# Supplied information
# # # # #

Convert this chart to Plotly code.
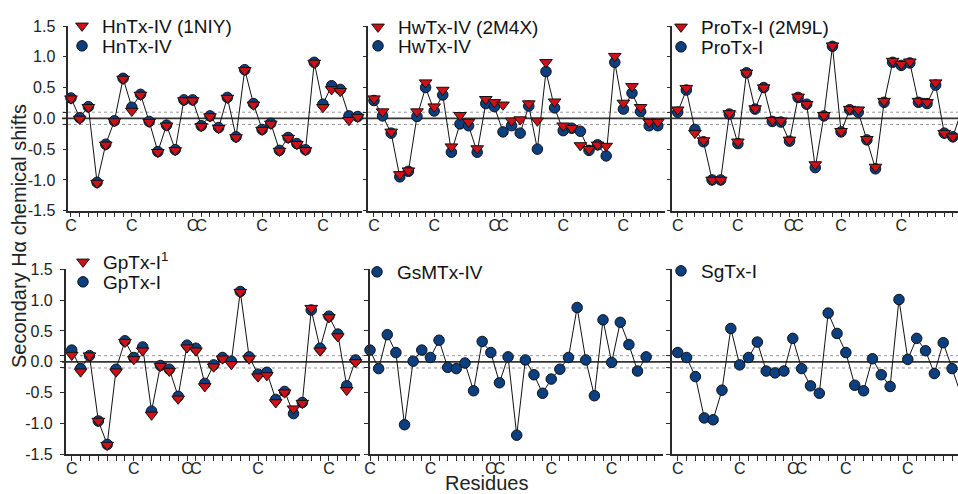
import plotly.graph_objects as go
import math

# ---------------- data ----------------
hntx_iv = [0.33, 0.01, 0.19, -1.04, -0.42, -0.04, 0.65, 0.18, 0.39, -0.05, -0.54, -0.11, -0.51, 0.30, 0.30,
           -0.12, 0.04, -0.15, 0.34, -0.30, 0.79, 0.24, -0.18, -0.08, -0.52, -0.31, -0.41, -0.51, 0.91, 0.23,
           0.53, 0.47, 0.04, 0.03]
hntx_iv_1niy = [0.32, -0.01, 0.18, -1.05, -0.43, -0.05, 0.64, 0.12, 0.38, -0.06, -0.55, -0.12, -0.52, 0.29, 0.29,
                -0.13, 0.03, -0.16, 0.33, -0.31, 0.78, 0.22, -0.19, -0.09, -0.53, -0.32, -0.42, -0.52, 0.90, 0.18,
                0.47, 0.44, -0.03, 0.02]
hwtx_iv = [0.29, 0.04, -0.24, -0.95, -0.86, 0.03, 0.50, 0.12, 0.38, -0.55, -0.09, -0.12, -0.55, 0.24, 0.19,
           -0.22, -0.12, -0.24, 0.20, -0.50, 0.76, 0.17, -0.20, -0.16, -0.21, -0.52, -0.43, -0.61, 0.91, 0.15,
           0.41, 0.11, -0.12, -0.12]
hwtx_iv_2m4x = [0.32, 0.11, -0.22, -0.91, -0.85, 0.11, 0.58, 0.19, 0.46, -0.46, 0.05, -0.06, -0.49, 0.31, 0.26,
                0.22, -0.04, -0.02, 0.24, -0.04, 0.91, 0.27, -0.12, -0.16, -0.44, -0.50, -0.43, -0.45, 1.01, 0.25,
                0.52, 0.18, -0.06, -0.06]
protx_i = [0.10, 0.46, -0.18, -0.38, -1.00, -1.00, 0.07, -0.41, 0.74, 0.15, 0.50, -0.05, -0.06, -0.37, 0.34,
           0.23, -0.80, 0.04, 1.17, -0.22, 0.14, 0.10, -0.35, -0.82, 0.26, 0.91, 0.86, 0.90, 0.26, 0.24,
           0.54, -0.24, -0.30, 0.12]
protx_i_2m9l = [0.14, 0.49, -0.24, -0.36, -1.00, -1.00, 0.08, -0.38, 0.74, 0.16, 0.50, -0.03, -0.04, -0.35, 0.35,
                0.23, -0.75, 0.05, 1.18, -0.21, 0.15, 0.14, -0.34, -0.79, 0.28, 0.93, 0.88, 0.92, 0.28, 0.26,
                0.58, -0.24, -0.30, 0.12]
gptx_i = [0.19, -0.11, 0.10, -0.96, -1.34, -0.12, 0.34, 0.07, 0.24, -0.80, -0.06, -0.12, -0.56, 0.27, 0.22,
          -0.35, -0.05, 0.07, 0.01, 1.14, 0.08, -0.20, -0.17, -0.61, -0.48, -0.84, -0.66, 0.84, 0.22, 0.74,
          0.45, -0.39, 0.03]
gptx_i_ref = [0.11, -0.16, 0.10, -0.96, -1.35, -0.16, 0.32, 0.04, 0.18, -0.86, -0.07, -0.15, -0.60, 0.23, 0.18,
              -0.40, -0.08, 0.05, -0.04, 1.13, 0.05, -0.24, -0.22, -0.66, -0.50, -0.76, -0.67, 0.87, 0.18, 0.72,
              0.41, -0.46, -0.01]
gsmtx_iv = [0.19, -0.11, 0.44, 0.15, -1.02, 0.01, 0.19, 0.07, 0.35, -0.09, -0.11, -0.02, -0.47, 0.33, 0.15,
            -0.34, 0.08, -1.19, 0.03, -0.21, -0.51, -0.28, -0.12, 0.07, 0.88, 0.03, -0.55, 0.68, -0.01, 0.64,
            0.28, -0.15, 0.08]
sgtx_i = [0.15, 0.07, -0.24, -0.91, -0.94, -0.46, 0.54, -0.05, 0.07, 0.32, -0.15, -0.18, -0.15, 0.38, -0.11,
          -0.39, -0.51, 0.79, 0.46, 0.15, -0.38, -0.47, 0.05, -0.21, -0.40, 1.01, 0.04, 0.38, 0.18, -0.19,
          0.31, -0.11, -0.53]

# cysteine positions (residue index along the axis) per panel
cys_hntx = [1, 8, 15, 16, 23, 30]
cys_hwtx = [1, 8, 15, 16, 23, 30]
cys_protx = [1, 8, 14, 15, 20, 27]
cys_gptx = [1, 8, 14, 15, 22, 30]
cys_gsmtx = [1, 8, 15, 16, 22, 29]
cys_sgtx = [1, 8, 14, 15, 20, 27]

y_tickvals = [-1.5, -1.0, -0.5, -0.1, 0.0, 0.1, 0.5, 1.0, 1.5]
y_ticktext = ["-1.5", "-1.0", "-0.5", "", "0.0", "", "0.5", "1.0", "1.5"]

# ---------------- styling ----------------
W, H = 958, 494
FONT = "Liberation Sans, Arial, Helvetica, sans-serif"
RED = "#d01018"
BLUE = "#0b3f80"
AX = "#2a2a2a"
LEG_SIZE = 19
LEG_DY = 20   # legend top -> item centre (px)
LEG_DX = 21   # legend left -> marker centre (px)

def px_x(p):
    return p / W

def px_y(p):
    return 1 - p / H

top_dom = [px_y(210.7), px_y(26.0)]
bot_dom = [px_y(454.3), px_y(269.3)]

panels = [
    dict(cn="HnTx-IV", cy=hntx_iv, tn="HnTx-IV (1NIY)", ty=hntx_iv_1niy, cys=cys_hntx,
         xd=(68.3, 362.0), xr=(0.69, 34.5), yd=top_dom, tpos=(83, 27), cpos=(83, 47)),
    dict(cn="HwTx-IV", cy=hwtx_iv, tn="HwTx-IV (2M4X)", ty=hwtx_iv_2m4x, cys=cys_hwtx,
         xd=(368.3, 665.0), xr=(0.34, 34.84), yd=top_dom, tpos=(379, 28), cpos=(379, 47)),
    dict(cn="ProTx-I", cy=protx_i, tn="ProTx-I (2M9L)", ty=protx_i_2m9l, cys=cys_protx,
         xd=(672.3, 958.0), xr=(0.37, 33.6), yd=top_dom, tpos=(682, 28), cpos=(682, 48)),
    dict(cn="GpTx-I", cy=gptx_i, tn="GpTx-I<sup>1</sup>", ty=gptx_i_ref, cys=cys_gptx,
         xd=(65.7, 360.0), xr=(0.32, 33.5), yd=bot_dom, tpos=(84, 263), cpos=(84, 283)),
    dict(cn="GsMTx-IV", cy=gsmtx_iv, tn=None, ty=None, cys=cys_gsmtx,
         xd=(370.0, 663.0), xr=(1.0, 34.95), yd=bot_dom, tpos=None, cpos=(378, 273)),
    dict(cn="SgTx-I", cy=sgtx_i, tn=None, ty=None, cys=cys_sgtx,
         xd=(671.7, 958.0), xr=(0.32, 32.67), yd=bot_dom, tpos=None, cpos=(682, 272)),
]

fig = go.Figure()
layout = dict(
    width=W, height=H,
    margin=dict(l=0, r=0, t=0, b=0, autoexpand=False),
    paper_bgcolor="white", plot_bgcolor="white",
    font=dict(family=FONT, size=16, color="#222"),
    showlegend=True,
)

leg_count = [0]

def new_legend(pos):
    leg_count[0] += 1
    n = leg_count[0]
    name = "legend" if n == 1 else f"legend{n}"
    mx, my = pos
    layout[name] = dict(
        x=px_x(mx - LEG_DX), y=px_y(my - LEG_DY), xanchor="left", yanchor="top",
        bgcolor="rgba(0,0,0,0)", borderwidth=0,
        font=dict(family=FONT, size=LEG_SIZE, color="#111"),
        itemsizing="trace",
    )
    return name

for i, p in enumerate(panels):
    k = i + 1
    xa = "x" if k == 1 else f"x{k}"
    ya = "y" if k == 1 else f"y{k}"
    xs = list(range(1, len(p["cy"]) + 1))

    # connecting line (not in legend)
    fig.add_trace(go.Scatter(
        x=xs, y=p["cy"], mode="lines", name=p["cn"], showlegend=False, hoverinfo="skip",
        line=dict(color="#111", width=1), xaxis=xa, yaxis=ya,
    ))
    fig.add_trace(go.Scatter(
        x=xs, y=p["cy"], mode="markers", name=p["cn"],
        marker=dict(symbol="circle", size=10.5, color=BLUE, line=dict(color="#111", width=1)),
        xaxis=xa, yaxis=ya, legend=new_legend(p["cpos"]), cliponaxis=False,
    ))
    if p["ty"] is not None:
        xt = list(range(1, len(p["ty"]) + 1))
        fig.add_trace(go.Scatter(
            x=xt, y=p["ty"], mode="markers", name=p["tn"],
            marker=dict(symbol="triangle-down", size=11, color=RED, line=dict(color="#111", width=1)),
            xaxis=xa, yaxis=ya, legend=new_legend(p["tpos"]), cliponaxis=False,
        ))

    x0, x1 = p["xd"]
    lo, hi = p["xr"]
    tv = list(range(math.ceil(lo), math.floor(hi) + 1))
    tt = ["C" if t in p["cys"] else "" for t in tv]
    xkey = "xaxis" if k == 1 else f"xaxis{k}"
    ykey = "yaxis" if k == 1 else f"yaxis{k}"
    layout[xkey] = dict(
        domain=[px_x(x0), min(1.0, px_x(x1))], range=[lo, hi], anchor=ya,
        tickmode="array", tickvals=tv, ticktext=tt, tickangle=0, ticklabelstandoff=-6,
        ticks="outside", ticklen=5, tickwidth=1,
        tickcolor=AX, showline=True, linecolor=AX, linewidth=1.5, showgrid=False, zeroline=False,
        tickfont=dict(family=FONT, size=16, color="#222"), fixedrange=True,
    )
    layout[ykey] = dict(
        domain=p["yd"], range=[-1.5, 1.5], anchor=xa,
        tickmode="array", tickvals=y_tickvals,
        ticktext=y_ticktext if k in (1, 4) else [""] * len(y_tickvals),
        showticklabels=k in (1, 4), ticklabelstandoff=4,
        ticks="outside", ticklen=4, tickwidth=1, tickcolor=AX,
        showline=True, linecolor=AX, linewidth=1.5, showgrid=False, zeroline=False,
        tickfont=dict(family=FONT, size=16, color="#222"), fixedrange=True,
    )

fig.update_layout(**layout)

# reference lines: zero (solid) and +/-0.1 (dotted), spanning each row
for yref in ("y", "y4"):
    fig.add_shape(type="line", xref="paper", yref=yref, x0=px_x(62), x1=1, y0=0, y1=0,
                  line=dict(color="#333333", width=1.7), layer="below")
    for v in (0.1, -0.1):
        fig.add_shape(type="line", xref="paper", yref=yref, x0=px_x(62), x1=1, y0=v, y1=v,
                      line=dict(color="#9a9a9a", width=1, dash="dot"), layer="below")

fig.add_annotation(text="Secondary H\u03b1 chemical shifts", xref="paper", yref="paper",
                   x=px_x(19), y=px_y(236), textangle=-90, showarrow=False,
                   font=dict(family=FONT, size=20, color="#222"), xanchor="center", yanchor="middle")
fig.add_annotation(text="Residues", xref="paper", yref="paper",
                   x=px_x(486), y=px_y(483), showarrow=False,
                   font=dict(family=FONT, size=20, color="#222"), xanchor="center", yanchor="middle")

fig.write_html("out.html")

# # # # #

# Written instruction
Repeat exactly and only the lines from the start of the data above through the line that holds "import math", inclusive. Pictures do not belong in the copy.

# Answer below
Convert this chart to Plotly code.
import plotly.graph_objects as go
import math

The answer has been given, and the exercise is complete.